I mentioned in part 33 of this series, published on May 1, that a Canadian bookshop stocked a copy of the out-of-print memoir upon which this series is based: Mabel Wagner’s Lest I Forget (2012), which recounts her husband Wladek Wagner’s development of Trellis Bay on Beef Island. This was probably one of the few autographed copies to have survived in good condition, and it has since been sold.

Ms. Wagner’s account of the incident in which her son Michael was lost and found (as recounted in part 34 on May 21) invites closer attention. She complains that the pressure of work at the cay was making her get up earlier and earlier, yet by her own admission Mr. Wagner and the children were up before her.

They must have noticed how tired she was and done their best not to disturb her. She says that the work involved in hosting the film company was too demanding for her to be able to enjoy the experience, but her account suggests that she herself was partly to blame for being so stressed: She listened attentively to Mr. Wagner’s account of a day on a shoot, but she didn’t tell him about the troublesome outboard motor that overshadowed the start of her day. Fixing it would have been a routine operation for him.

Moviemaking

Her husband had mounted the filmmakers’ equipment on the pontoon he had built to his own design, and he towed it behind their yacht Rubicon until the director had found the right tree in the right place for exactly the right shots. Meanwhile, Mr. Wagner delegated repetitive routines like building cottages on the beach or maintaining the boatyard to men he had trained to do them. Ms. Wagner could have made her own life much easier if she had studied his way of overcoming unwanted situations and asked his advice on everyday issues rather than pushing herself so hard.

From her description of Mr. Wagner’s discomfort when surrounded by the filmmakers, one wonders what he did when they shared all those meals on board Rubicon. Did he sit down under a tree by himself while they snacked and chatted?

Ms. Wagner’s precise recollection of painful events so many years after her husband’s death might have been clouded by the stress she had been under, but that should not reduce our respect for the remarkable way in which she combined her memories with her use of his documents to record his vision, resourcefulness and resilience.

Airfield proposal

In part 23 of this series on Oct. 10, I wrote that Ms. Wagner knew that Leeward Islands Governor Sir Kenneth Blackburne visited Tortola on July 1, 1956, but she was unaware of the actions he took to resolve some outstanding issues regarding the Beef Island airfield proposal before he finalised his report. Howard Reynold Penn — who was often known as “H.R.” and was a cousin of my future father-in-law Carris Penn — writes on page 34 of his 1990 memoirs, “Governor Blackburne agreed to having an airfield and took some of us to the proposed site. He had arranged for it to be laid out by a Mr. Wagner, a Pole with an English wife, who was knowledgeable in such matters.”
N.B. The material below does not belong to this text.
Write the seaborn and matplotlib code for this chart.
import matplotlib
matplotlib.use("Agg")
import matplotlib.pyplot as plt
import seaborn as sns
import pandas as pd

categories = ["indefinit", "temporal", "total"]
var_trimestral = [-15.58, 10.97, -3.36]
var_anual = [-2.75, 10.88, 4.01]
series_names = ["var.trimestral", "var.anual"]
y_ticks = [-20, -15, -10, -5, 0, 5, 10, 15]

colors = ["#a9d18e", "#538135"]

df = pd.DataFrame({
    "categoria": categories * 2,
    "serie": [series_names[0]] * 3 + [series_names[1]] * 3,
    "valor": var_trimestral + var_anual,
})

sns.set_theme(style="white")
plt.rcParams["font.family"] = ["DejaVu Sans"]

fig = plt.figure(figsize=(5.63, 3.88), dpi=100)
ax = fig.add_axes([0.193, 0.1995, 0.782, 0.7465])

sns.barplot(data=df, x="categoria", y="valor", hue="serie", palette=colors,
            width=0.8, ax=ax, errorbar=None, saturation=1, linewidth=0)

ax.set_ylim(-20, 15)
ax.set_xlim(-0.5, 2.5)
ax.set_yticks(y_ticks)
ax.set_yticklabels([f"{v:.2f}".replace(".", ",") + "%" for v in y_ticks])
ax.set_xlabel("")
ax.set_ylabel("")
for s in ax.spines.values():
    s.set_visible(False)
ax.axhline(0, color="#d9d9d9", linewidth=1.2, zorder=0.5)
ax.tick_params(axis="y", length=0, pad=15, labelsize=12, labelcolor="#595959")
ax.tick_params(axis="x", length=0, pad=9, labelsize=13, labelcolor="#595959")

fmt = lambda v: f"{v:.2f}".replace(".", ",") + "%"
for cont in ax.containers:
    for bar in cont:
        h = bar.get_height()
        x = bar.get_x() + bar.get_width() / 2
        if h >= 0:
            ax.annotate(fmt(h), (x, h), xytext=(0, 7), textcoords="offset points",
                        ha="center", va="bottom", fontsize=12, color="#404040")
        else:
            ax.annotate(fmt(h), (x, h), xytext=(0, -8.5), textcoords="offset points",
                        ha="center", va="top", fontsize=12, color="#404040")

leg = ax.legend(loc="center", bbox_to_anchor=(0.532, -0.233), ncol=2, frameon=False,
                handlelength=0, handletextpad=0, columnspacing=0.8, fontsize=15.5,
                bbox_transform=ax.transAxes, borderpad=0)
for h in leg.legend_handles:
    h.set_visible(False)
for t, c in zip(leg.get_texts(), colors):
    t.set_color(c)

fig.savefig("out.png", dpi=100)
Mr. Blackburne’s actions must raise questions as to why he had misled the legislators and then, according to Ms. Wagner, set up a meeting with then-administrator Geoffrey Allsebrook and the governor’s police chief from Antigua on Nov. 23, 1956. At that meeting, Mr. Wagner readily agreed to extend credit to the government to build a police station with housing for a married corporal in order to get the airstrip started, Ms. Wagner wrote.

Close friends

Mr. Allsebrook and the Wagners soon became close friends, but although the VI was granted the status of a British colony instead of joining the West Indies Federation, there seemed to be some ambivalence regarding the status of the newly styled administrator vis-à-vis that of the governor of the Leeward Islands, through whom he reported to London.
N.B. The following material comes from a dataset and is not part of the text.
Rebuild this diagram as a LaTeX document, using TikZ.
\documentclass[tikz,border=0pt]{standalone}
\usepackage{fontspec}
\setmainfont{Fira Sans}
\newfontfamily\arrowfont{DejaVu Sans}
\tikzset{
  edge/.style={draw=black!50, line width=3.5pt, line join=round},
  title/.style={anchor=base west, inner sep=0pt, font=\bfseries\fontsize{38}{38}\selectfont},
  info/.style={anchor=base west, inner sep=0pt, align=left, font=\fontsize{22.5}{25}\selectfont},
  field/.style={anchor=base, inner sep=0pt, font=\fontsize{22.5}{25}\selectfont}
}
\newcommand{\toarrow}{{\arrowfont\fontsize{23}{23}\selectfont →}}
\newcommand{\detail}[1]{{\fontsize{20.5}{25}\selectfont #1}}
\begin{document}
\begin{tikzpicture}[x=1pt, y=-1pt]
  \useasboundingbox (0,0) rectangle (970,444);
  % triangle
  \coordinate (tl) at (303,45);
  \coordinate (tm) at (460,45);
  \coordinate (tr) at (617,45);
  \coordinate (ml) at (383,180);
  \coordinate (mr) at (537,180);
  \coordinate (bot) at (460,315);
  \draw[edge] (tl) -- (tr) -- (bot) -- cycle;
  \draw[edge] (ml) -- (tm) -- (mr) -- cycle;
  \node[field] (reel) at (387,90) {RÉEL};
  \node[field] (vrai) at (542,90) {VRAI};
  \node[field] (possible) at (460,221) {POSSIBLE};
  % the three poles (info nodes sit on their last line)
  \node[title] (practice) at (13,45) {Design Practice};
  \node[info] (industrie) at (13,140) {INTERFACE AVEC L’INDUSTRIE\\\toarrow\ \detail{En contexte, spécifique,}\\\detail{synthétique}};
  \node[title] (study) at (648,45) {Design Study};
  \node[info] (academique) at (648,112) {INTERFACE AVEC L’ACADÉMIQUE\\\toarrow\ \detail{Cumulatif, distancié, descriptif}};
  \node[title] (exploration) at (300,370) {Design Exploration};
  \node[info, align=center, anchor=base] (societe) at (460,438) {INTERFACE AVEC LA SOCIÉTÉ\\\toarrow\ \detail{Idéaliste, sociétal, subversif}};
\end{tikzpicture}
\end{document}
H.R. Penn mentions in his memoirs that after the collapse of the West Indies Federation in 1956, the governor of the Leeward Islands became the governor of the individual presidencies separately, with the VI attaining the status of a colony. But it was agreed only a little later that the territory should have its own governor with direct access to the Colonial Office in London.
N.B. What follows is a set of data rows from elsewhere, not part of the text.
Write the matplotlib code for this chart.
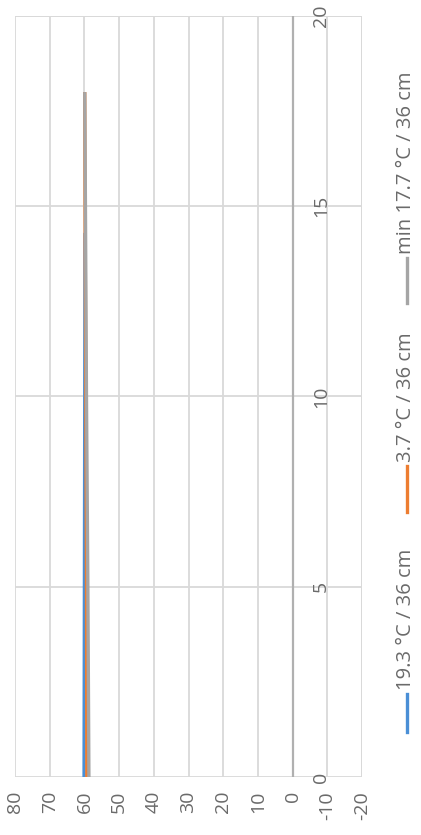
import matplotlib.pyplot as plt
from matplotlib.lines import Line2D

# chart is drawn turned a quarter turn: values run right-to-left, x runs upward
x_blue = [0, 5, 10, 14.3]
v_blue = [60.1, 60.0, 59.9, 59.8]
x_orange = [0, 5, 10, 15, 18]
v_orange = [59.3, 59.4, 59.6, 59.8, 59.9]
x_gray = [0, 5, 10, 15, 18]
v_gray = [58.7, 59.0, 59.4, 59.7, 59.9]

series_names = ['19.3 °C / 36 cm', '3.7 °C / 36 cm', 'min 17.7 °C / 36 cm']
series_colors = ['#4a8fd6', '#ed7d31', '#a5a5a5']

value_ticks = [80, 70, 60, 50, 40, 30, 20, 10, 0, -10, -20]
x_ticks = [0, 5, 10, 15, 20]

plt.rcParams['font.family'] = ['Open Sans', 'DejaVu Sans']
text_color = '#6a6a6a'

fig = plt.figure(figsize=(4.21, 8.35), dpi=100)
ax = fig.add_axes([15 / 421, 58 / 835, 347 / 421, 761 / 835])

ax.plot(v_blue, x_blue, color=series_colors[0], lw=2.4, solid_capstyle='butt')
ax.plot(v_orange, x_orange, color=series_colors[1], lw=2.4, solid_capstyle='butt')
ax.plot(v_gray, x_gray, color=series_colors[2], lw=2.4, solid_capstyle='butt')

ax.set_xlim(80, -20)
ax.set_ylim(0, 20)
ax.set_xticks(value_ticks)
ax.set_xticklabels([str(v) for v in value_ticks], rotation=90, color=text_color, fontsize=14)
ax.set_yticks(x_ticks)
ax.tick_params(axis='x', length=0, pad=10)
ax.tick_params(axis='y', length=0, labelleft=False)
ax.grid(True, color='#d9d9d9', lw=1.3)
ax.set_axisbelow(True)
for s in ax.spines.values():
    s.set_visible(False)
ax.axvline(0, color='#b0b0b0', lw=1.6, zorder=1.5)
ax.axvline(-20, color='#d9d9d9', lw=1.3, zorder=1)
ax.axhline(20, color='#d9d9d9', lw=1.3, zorder=1)

for k in x_ticks:
    ax.text(-8.2, k, str(k), rotation=90, ha='center', va='center',
            color=text_color, fontsize=14)

# legend, turned with the chart
leg_x = 407 / 421
leg_lines = [(732, 694), (512, 466), (303, 258)]
leg_text_start = [690, 462, 254]
for name, col, (y0, y1), ty in zip(series_names, series_colors, leg_lines, leg_text_start):
    fig.add_artist(Line2D([leg_x, leg_x], [1 - y0 / 835, 1 - y1 / 835],
                          color=col, lw=2.4, transform=fig.transFigure))
    fig.text(leg_x - 1 / 421, 1 - ty / 835, name, rotation=90, ha='center', va='bottom',
             color=text_color, fontsize=14.5)

fig.savefig('out.png', dpi=100, facecolor='white')
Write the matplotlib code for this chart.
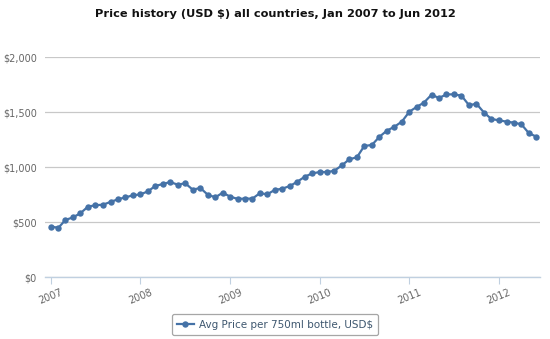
import matplotlib
matplotlib.use("Agg")
import matplotlib.pyplot as plt
import matplotlib.dates as mdates
import pandas as pd
from matplotlib.ticker import FuncFormatter, MultipleLocator
from matplotlib.lines import Line2D

title = "Price history (USD $) all countries, Jan 2007 to Jun 2012"
series_name = "Avg Price per 750ml bottle, USD$"
months = pd.date_range("2007-01-01", periods=66, freq="MS")
prices = [460, 451, 521, 545, 582, 642, 655, 660, 685, 709, 727, 745,
          754, 782, 830, 848, 866, 842, 855, 797, 812, 751, 727, 769,
          733, 712, 716, 715, 764, 755, 794, 806, 830, 869, 915, 945,
          957, 957, 969, 1018, 1073, 1091, 1194, 1203, 1278, 1333, 1369, 1415,
          1506, 1551, 1588, 1660, 1630, 1663, 1663, 1651, 1564, 1578, 1497, 1439,
          1427, 1415, 1406, 1391, 1312, 1278]

line_color = "#4572A7"

fig = plt.figure(figsize=(5.5, 3.39), dpi=100)
ax = fig.add_axes([45/550, 1-277.3/339, (540-45)/550, 220/339])

ax.plot(months, prices, color=line_color, lw=1.6, marker="o", ms=4.6,
        markeredgewidth=0, zorder=3, clip_on=False)

ax.set_ylim(0, 2000)
ax.yaxis.set_major_locator(MultipleLocator(500))
ax.yaxis.set_major_formatter(FuncFormatter(lambda v, p: "${:,.0f}".format(v)))
left = pd.Timestamp("2006-12-01") + pd.Timedelta(days=7)
right = pd.Timestamp("2012-06-16")
ax.set_xlim(left, right)
ax.xaxis.set_major_locator(mdates.YearLocator())
ax.xaxis.set_major_formatter(mdates.DateFormatter("%Y"))

ax.grid(axis="y", color="#C8C8C8", lw=0.9)
ax.set_axisbelow(True)
for s in ["top", "right", "left"]:
    ax.spines[s].set_visible(False)
ax.spines["bottom"].set_color("#C0D0E0")
ax.spines["bottom"].set_linewidth(1.0)

ax.tick_params(axis="y", length=0, labelsize=7, labelcolor="#666666", pad=6)
ax.tick_params(axis="x", length=5, color="#C0D0E0", labelsize=7,
               labelcolor="#666666", pad=2)
for lbl in ax.get_xticklabels():
    lbl.set_rotation(22)
    lbl.set_ha("center")

fig.text(0.5, 1-14/339, title, ha="center", va="center", fontsize=8.2,
         fontweight="bold", color="#111111")

handle = Line2D([], [], color=line_color, lw=1.6, marker="o", ms=4.6,
                markeredgewidth=0)
leg = fig.legend([handle], [series_name], loc="center",
                 bbox_to_anchor=(275/550, 1-324.5/339), fontsize=7.5,
                 frameon=True, fancybox=True, handlelength=1.6,
                 handletextpad=0.5, borderpad=0.5, labelcolor="#3E576F")
leg.get_frame().set_edgecolor("#909090")
leg.get_frame().set_linewidth(0.9)

fig.savefig("out.png", dpi=100)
Mr. Penn comments that the tenure of the legislature that followed the VI’s third general election, in 1957, was marked by struggles between the elected members of the Executive Council and Mr. Allsebrook, culminating in “an investigation into the affairs of the Wagner Company, which held a concession on Beef Island.” But, frustratingly, he says no more about that.

Dedication

I dedicate part 35 of this series to the memory of my late cousin Marlene Penn, Howard Penn’s daughter. In a commentary published on April 30, 2014, I reported that family and friends had celebrated Ms. Penn’s 75th birthday after fears for her health. She spread her mantle of love and good works for a further 11 years.